Speaking publicly for the first time since EU and UK officials agreed a deal, Mrs May challenged her top ministers to sign off on the agreement when they meet at 2pm today.
"The Cabinet will meet this afternoon to consider the draft agreement the negotiating deals have reached in Brussels and the Cabinet will decide on the next steps in the national interest," she told MPs at Prime Minister's Questions.
"We will take back control of our borders, our laws and our money, leave the Commons Fisheries Policy and the Common Agricultural Policy while protecting jobs, security and the integrity of our United Kingdom."
The Prime Minister meanwhile vowed to "come back to the House to update it on the outcome" of the crunch Cabinet meeting.
But her call for unity came as her own backbenchers and the DUP - who Mrs May relies on for a Commons majority - lashed out at the 500-page plan.
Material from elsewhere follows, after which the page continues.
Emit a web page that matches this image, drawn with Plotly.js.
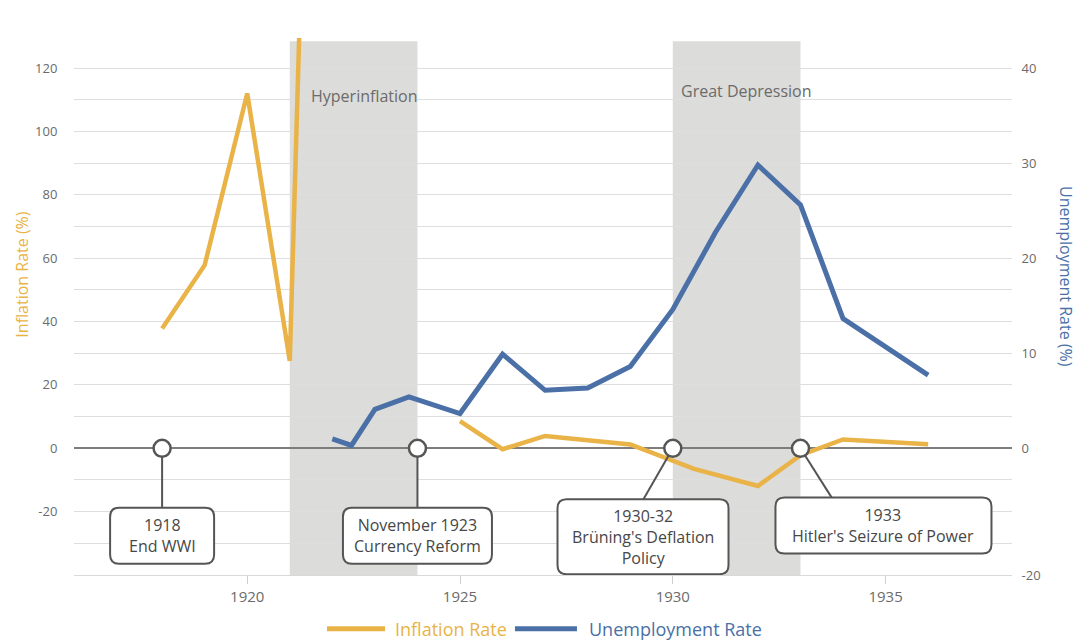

Top Conservative Brexiteer Peter Bone warned the embattled Mrs May: "If the media reports about the EU agreement are in any way accurate, you are not delivering the Brexit people voted for.
"And today you will lose the support of many Conservative MPs and millions of voters across the country."
The Prime Minister last night summoned her senior ministers to Downing Street to view the 500-page divorce deal in a secure room ahead of the full Number 10 summit this afternoon.
Today rumours swirled in Westminster that International Development Secretary Penny Mordaunt and the Work and Pensions Secretary, Esther McVey, were among those with doubts about the deal.
Labour leader Jeremy Corbyn confronted Mrs May over the turmoil today, saying: “After two years of bungled negotiations, from what we know the Government’s deal is a failure in its own terms.
“It doesn’t deliver a Brexit for the whole country… It breaches the Prime Minister’s own red lines.
“It doesn’t deliver a strong economic deal that support jobs and industry. And we know they haven’t prepared seriously for no deal.”
The Opposition has indicated in recent weeks that it will not back the Government’s deal, although some Labour backbenchers MPs have suggested they could defy the leadership over the issue and support Mrs May in a Commons vote.
Elsewhere Ireland's Prime Minister Leo Varadkar said there was now the "possibility or probability" that an emergency EU summit would be called for 25 November for the two sides to sign off on the UK’s final Brexit offer.
It will then go before Parliament, giving MPs the power to rubber-stamp or reject the plan.